Consumed_press_image_1_CREDIT_Richard_Davenport

Sex, money and the world wide web in Shanghai: this weekend saw the premiere of Consumed, a play produced in a revolutionary new collaboration between Border Crossings, Shanghai Arts Centre and Tara Arts. A love story set in the virtual world and a visual spectacular, Laura Turner spoke to Michael Walling, the Director of this unique show created by theatremakers from the UK and China.

What is Consumed?
We devised Consumed in co-operation with the hugely prestigious Shanghai Dramatic Arts Centre from China. We’d worked with them before on Re-Orientations (a play spanning the UK, China, India and Sweden, which ran at Soho Theatre in 2010), and their leading actress Song Ru Hui wanted to do another, more concentrated piece with us. So this time there are just three characters, caught up in a web of personal and business relationships, and attempting to communicate through new technologies. It’s got industrial espionage, language games and a very modern love triangle!

Why did you decide to create a play on this theme?
Because that’s the world we live in. Our lives aren’t shaped by cultural tradition or political decisions any more. Our lives today are shaped by the interests of trans-national corporations. The internet is playing a huge part in the shaping of this new globalised world, and so we wanted to address that. In some ways it’s quite tricky – being on the internet could actually be quite boring theatrically because people just sit and type. So we wanted to find ways of showing how these new technologies impact on the living body – and that’s where it turns into exciting visual theatre.

So it’s about communication?
Yes – it’s really basic to everything we do. On one level, all theatre is about communication, of course – dialogue between characters, dialogue between the audience and the stage. We are trying to push that further – deliberately setting up barriers to communication so as to make the art form move on.

The two main characters can’t speak the same language, though, surely raising the theme of our lack of communication, too?
Language is just one form of communication, of course, and in some ways the play is quite positive about just how much these characters do manage to engage with one another in the absence of a common language. But what we found, as we explored the technology and the lifestyle of these business people who are constantly on the move, was the way in which our world, which is apparently so linked-up, is actually isolating us from one another. In many ways, it’s a play about loneliness and the desperate desire to communicate that emanates from that.

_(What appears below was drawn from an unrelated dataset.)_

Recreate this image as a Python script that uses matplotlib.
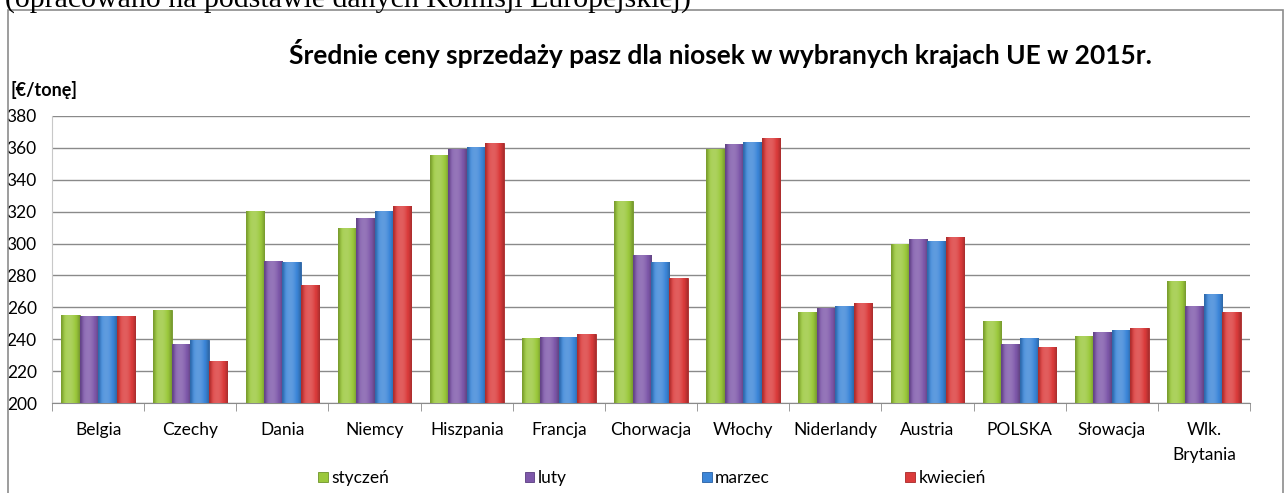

The bilingual element of the production must come with challenges.
It’s fantastically, unbelievably difficult! But the difficulty is the point: we wanted to address complexity, and so the work has to be complex too. Our multi-media artist, Dori Deng, is Chinese but lives here, and she’s totally bilingual. Her cross-cultural, cross-media brain is like the meeting point where all the different strands of the piece come together, and I don’t think I could have done this without her!

Is the production cross-cultural in feel as well as theme?
Clearly modern China is key – and we’ve been very interested in the enormous cultural shifts that have happened in the last 30 years. The contrast between the China of the characters’ youth in the 1980s and today is very intense – it’s difficult to imagine what it must be like to live through a revolution like that. In terms of theatre, Chinese performers are very Stanislavskian, very focused on the characters’ psychological journeys. My approach as a director leading a devising process is very different from that – for me the psychology is something which emerges once you’ve located the different things the character does in order for the story to unravel. What’s happening now, in the last weeks of rehearsal, is that these processes are coming together in a very exciting way.

How has the storytelling developed?
The way we work on our devised pieces is to have an initial development workshop, during which we create the characters and key storylines, and make some of the main scenes. Then there’s a dramaturgical period, during which we work on the script, create a structure and flesh it all out with more research. The rehearsal period carries on developing the work within that structure, so we can be really precise about the journey of each character, and how one event leads to another.

So what effect do you hope Consumed has on audiences?
I hope they will recognise themselves in it.  The struggles people go through to overcome the ever-more isolated existence of the modern world: the yearning to reach out and touch. I hope that will be very true to all our experiences today, and so very moving. There are questions they might ask as well: How can we work out a relationship with what will soon be the world’s most powerful nation, given that the cultures are so different? How do we reconcile ourselves with history? Has modern communication technology really brought us closer, or has it actually made us more isolated? What, as human beings, can we really share?